The usual justification for the monument devastation is that Croatia suffered in the war in the '90s and that anything related to Yugoslavia brings back bad memories. That's a very curious as well as selective trauma that doesn't seem to apply to appropriating infrastructure and buildings from that period, and it appears to be most noticeable in the places where Ustaša's symbols are popular. Besides, war in the '90s was deadliest in Bosnia and Herzegovina (BIH) where the inclination towards the destruction of the monuments is far less pronounced. By comparison it's estimated that aprox 100.000 people lost their lives in BIH, compared to aprox 16.000 in Croatia, and still the level of resentment towards Yugoslavia is far less perceptible than in the many parts of Croatia. The most endangered monument is the Partisan cemetery in Mostar (detail of the monument is featured in the picture above), in the Croatian part of town, which is continuously destroyed and vandalized with Ustaša's symbols.

Makarska

Rogoznica

The Ex-YU and the “New Now”

Ex-YU monuments illustrate the contrasts between the two main-stream systems of values, before and after the '90s.

The former that built them celebrated heroes, resistance to oppression and fight for equality, it was oriented outwards, in the sense of time, space and ideas, towards future, progress, and ethnic diversity across the region.

The monument on Spas hill in Knin was a materialization of these ideas.

Even though it was built in memory of those who died, it was heroic, colossal, rocketing upward and spreading horizontally, emphasizing the victory and strength of life. The architect Romić who built the monument wanted to express the eternal triumph of life over death and chose a flower as the symbol of perpetual renewal. Everything about it is open and welcoming, from space to symbolism that people of all ethnicities and creeds could identify with.

Maybe the best description of what came after the '90s is the slogan of the book Motel Trogir "That what's coming is not always the future". The "new now" system that condemned the monuments is focused on victims, it's nurturing instead of healing the old wounds by constantly reminding about the horrors of the war and claiming the right to judge and punish unfavorable history and individuals based on the immunity of the victim.

It is past oriented, conservative, directed inwards towards closed ethnically clean and ideologically uniform society, and is in many ways more feudal than democratic, celebrating medieval values like religiousness, uncritical loyalty and obedience.

Partocracy is dominant on more levels than in the previous ex-YU system, and intolerance to dissonant voices is high. Plurality and multiperspectivity, the values that democracy which supposedly came after socialism brought, are either barely tolerated or unwelcome. The EU motto "In Varietate Concordia" ("United in Diversity") sounds like a bad joke.

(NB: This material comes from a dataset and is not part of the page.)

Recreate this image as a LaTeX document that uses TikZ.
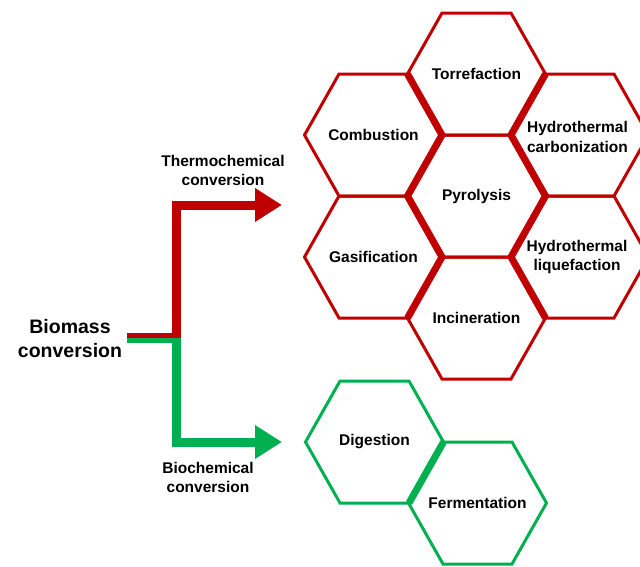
\documentclass[tikz,border=0pt]{standalone}
\usepackage{fontspec}
\setmainfont{Liberation Sans}
\usetikzlibrary{arrows.meta}
\definecolor{hred}{HTML}{C00000}
\definecolor{hgreen}{HTML}{00B050}
\newcommand\hexa[6]{% name, x, y, hex style, text, node options
  \node[hextext,#6] (#1) at (#2,#3) {#5};
  \draw[#4] (#2,#3) ++(-69,0) coordinate (#1-l) -- ++(34.5,-61) coordinate (#1-tl)
    -- ++(69,0) coordinate (#1-tr) -- ++(34.5,61) coordinate (#1-r)
    -- ++(-34.5,61) coordinate (#1-br) -- ++(-69,0) coordinate (#1-bl) -- cycle;
}
\begin{document}
\begin{tikzpicture}[x=1pt,y=-1pt,
  hextext/.style={font=\bfseries\fontsize{15.5}{19.5}\selectfont, align=center, inner sep=0pt},
  lbl/.style={font=\bfseries\fontsize{15.5}{19}\selectfont, align=center, inner sep=0pt},
  hexr/.style={draw=hred, line width=3pt},
  hexg/.style={draw=hgreen, line width=3pt},
  sharedr/.style={draw=hred, line width=7pt},
  sharedg/.style={draw=hgreen, line width=7pt},
  stub/.style={line width=5pt},
  trunk/.style={line width=9pt},
  bigarrow/.style={-{Triangle[length=27pt,width=32pt]}}]
\useasboundingbox (0,0) rectangle (640,566);

% red hexagons
\hexa{comb}{373.5}{135}{hexr}{Combustion}{}
\hexa{torr}{476.5}{74}{hexr}{Torrefaction}{}
\hexa{hc}{579.5}{135}{hexr}{Hydrothermal\\carbonization}{xshift=-2pt,yshift=-2pt}
\hexa{pyro}{476.5}{196}{hexr}{Pyrolysis}{}
\hexa{gas}{373.5}{257}{hexr}{Gasification}{}
\hexa{hl}{579.5}{257}{hexr}{Hydrothermal\\liquefaction}{xshift=-2.5pt}
\hexa{inc}{476.5}{318}{hexr}{Incineration}{}
\draw[sharedr] (torr-l) -- (torr-bl) -- (pyro-l) -- (pyro-bl) -- (inc-l);
\draw[sharedr] (torr-r) -- (torr-br) -- (pyro-r) -- (pyro-br) -- (inc-r);

% green hexagons
\hexa{dig}{374.5}{442}{hexg}{Digestion}{}
\hexa{ferm}{477.5}{503}{hexg}{Fermentation}{}
\draw[sharedg] (dig-r) -- (dig-br);

% labels
\node[font=\bfseries\fontsize{19.5}{24}\selectfont, align=center, inner sep=0pt] (bio) at (70,339) {Biomass\\conversion};
\node[lbl] (thermo) at (223,170) {Thermochemical\\conversion};
\node[lbl] (biochem) at (208,477) {Biochemical\\conversion};

% connector coordinates
\coordinate (rs) at (127,335.5);
\coordinate (gs) at (127,340.5);
\coordinate (joint) at (176.5,338);
\coordinate (rcorner) at (176.5,205);
\coordinate (gcorner) at (176.5,442);
\coordinate (rtip) at (282,205);
\coordinate (gtip) at (282,442);

% red branch
\draw[hred, stub] (rs) -- (rs -| 181,0);
\draw[hred, trunk, bigarrow] (joint) -- (rcorner) -- (rtip);
% green branch
\draw[hgreen, stub] (gs) -- (gs -| 181,0);
\draw[hgreen, trunk, bigarrow] (joint) -- (gcorner) -- (gtip);
\end{tikzpicture}
\end{document}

Maybe the most interesting part is that nationalists and right-wing politicians across the ex-YU, who promote strict ethnic division and warn about the dangers of the treacherous neighbors, are known to communicate or even cooperate on different levels. On the other hand the cooperation between other, non-nationalist politicians or individuals in the region is branded as unpatriotic. At first glance it seems illogical, but where would nationalists be without the active threat of the other.

Knin-monument from 1969 before the devastation

Knin-king zvonimir's monument from 2009

The Treatment of the Ideological Opponent

Ex-YU was a secular country and both major Christian churches in the region, Orthodox and Catholic, actively encouraged nationalism in order to support opposition to the system that marginalized them as well es to expand their sphere of influence.

What's important to say is that ex-YU was in many ways unlike the countries behind the iron curtain.

The years after WWII were the most problematic, but when it comes to religion, even then anyone who wanted to baptize their children or go to church could do so. In Croatia people openly went to church services, churches had their publications, and religious holidays were observed in homes that held on to their traditions. It was considered obsolete, maybe even backwards, it wasn't popular or advertised, but it was far from forbidden.

Books about tourist attractions and cultural heritage from Yugoslav period all included sacral architecture in the inventory of national treasures. They were treated more as museums than places of worship, but nevertheless their historical value was recognized in the system that regarded religion as its ideological enemy. What's more, churches were not only spared but also rebuilt after the destruction in WWII, such as the Catholic Church of St. Anthony, and the Orthodox Church of the Intercession of the Holy Virgin in Knin. Below are 2 postcards from Knin from the '70s where the newly built Orthodox Church of the Intercession of the Holy Virgin (the first), and Catholic church of St. Jacob near the old market place (the second) are featured.

The monuments from Yugoslav era didn’t receive the same mercy once times have changed. Most of the monuments dedicated to victories in the WWII in Croatia were either actively destroyed, neglected or continuously vandalized.

During the peacetime ex-YU era it was not considered normal to blow churches up, vandalize church walls or leave trash inside them.

Both churches not only remain silent to these acts of vandalism by their spiritual children, but in the case of Knin there was the initiative to replace the fallen monument on Spas hill with a massive cross, in a way to "overwrite" and cancel the dead enemies that wore red stars on their uniforms. In Yugoslavia after WWII priests and believers were not buried under the red star.

During WWII in both Serbia and Croatia many church officials turned the blind eye or even cooperated with fascist regimes, mainly in fear of communism, in spite of all the atrocities they committed. Putting the cross on the spot where anti-fascist fighters died is like baptizing the unwilling dead, not just erasing them as enemies from history, but denying them the right to have ever existed.

The monopoly different religions are trying to establish over souls and places in the ex-YU is what's keeping the tensions in the region very much alive.